Originally published in April 2014.
Harvard Has Not Won
I write to thank my many colleagues, current and former students, and friends for the support extended to me in many venues. Your solidarity lifts my spirits and inspires me. Today I also write to make certain the key issue is not lost in the midst of heated debates and, at times, distraction. This is and has always been about Harvard’s failure to implement adequate sexual assault prevention measures, and Harvard’s failure to respond effectively and compassionately in the aftermath of sexual assault and harassment on this campus [http://ourharvardcandobetter.wordpress.com/].
Yes, I was denied tenure in retaliation for my Title IX protected speech and conduct in support of survivors of sexual assault and sexual harassment. Several of these brave young women were my students. Of course, parents send their daughters and sons to us to educate them. Teaching them has been a pleasure and a privilege for me. But there is also an implicit understanding that as educators we will do everything we can to keep these young people safe. Harvard does not honor that duty.
Over the past 36 hours, I have received numerous emails from Harvard students past and present. Some describe their own experiences of sexual assault, while others express their distress at seeing classmates ground down by the university’s callous indifference to the violence they have endured. Here are two brief excerpts from the emails:
“I just wanted to thank you. A friend of mine was treated horribly by the administration when she was raped, and after an exhausting battle of retelling and retelling she eventually was forced to “just let it go”. She says she feels doubly assaulted now.”
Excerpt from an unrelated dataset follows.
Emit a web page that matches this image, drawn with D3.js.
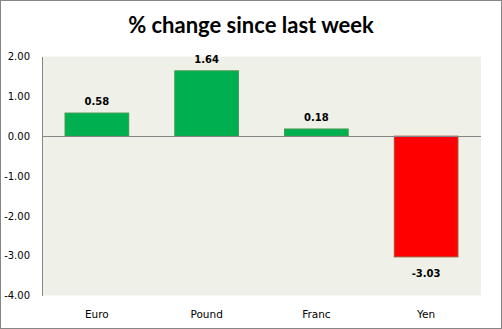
<!DOCTYPE html>
<html><head><meta charset="utf-8">
<script src="https://cdn.jsdelivr.net/npm/d3@7"></script>
<style>html,body{margin:0;padding:0;background:#fff;}svg{display:block;}</style>
</head><body>
<svg id="chart" width="502" height="329"></svg>
<script>
const categories = ["Euro", "Pound", "Franc", "Yen"];
const values = [0.58, 1.64, 0.18, -3.03];
const yTicks = [2, 1, 0, -1, -2, -3, -4];
const title = "% change since last week";

const W = 502, H = 329;
const plot = {left: 42, right: 481, top: 56.5, bottom: 295.5};
const svg = d3.select("#chart");
const fmt = d => d3.format(".2f")(d).replace("\u2212", "-");

svg.append("rect").attr("x", 0.5).attr("y", 0.5).attr("width", W - 1).attr("height", H - 1)
  .attr("fill", "#fff").attr("stroke", "#868686");

svg.append("rect").attr("x", plot.left).attr("y", plot.top)
  .attr("width", plot.right - plot.left).attr("height", plot.bottom - plot.top)
  .attr("fill", "#EFF0E8");

const x = d3.scaleBand().domain(categories).range([plot.left, plot.right]).paddingInner(0.42).paddingOuter(0.21);
const y = d3.scaleLinear().domain([-4, 2]).range([plot.bottom, plot.top]);

svg.append("text").attr("x", 251).attr("y", 33).attr("text-anchor", "middle")
  .attr("font-family", "Lato, 'Open Sans', sans-serif").attr("font-weight", "bold")
  .attr("font-size", 22).attr("fill", "#000").text(title);

// y axis
const yAxis = d3.axisLeft(y).tickValues(yTicks).tickFormat(fmt).tickSize(0).tickPadding(12);
const ya = svg.append("g").attr("transform", `translate(${plot.left},0)`).call(yAxis);
ya.select(".domain").attr("stroke", "#868686");
ya.selectAll("text").attr("font-family", "'DejaVu Sans', sans-serif").attr("font-size", 10).attr("fill", "#000");

// bars
svg.selectAll("rect.bar").data(values).join("rect").attr("class", "bar")
  .attr("x", (d, i) => x(categories[i]))
  .attr("width", x.bandwidth())
  .attr("y", d => y(Math.max(0, d)))
  .attr("height", d => Math.abs(y(d) - y(0)))
  .attr("fill", d => d >= 0 ? "#00B050" : "#FF0000")
  .attr("stroke", d => d >= 0 ? "#3C9A4E" : "#A0522D")
  .attr("stroke-width", 1);

// zero line
svg.append("line").attr("x1", plot.left).attr("x2", plot.right)
  .attr("y1", Math.round(y(0)) + 0.5).attr("y2", Math.round(y(0)) + 0.5)
  .attr("stroke", "#868686");

// value labels
svg.selectAll("text.val").data(values).join("text").attr("class", "val")
  .attr("x", (d, i) => x(categories[i]) + x.bandwidth() / 2)
  .attr("y", d => d >= 0 ? y(d) - 8 : y(d) + 20)
  .attr("text-anchor", "middle")
  .attr("font-family", "'DejaVu Sans', sans-serif").attr("font-weight", "bold")
  .attr("font-size", 10).attr("fill", "#000")
  .text(d => fmt(d));

// category labels
const xAxis = d3.axisBottom(x).tickSize(0).tickPadding(0);
const xa = svg.append("g").attr("transform", `translate(0,${plot.bottom})`).call(xAxis);
xa.select(".domain").remove();
xa.selectAll("text").attr("font-family", "'DejaVu Sans', sans-serif").attr("font-size", 10.5)
  .attr("fill", "#000").attr("dy", null).attr("y", 22);
</script>
</body></html>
“This past year has been a very difficult one for me. Several friends identify closely with students who have faced sexual harassment, and one of my roommates has been experiencing severe depression. It has been extraordinarily trying to seek out help and realize it often does not exist. Thank you for standing up for the women of this college.”
These emails make clear that the experience of one anonymous young woman was not unique (http://www.thecrimson.com/article/2014/3/31/Harvard-sexual-assault/).
In my case, Harvard will hide behind the vague “standard of excellence” they allegedly apply during their secretive tenure process. That won’t work with me. I met and exceeded the standards applied to the professors previously tenured in the anthropology department. Harvard will also insist on procedural fidelity and rigor. That won’t work either. Earlier this month, President Drew Faust tenured a male colleague in the anthropology department without even convening an Ad Hoc committee. The tenure process at Harvard is arbitrary and, in my case, retaliatory. But I am an established academic. I will move on and Harvard will be just one entry on a lengthy CV. Harvard’s punitive treatment will not mark me for life.
But Harvard’s failure to protect and respond to campus sexual assault certainly marks the lives of the young women and men who have been sexually assaulted on this campus. Their stories and futures are what motivate me. In my written work I have argued that the narrative burden for sexual violence must not be placed solely on the shoulders of survivors, who frequently have the most to lose for speaking out. The responsibility to speak out and demand justice is one we all share. And each time one of us steps forward to demand that our campuses be made safer for students, and for the faculty who stand shoulder-to-shoulder with them, we prove that courage is contagious.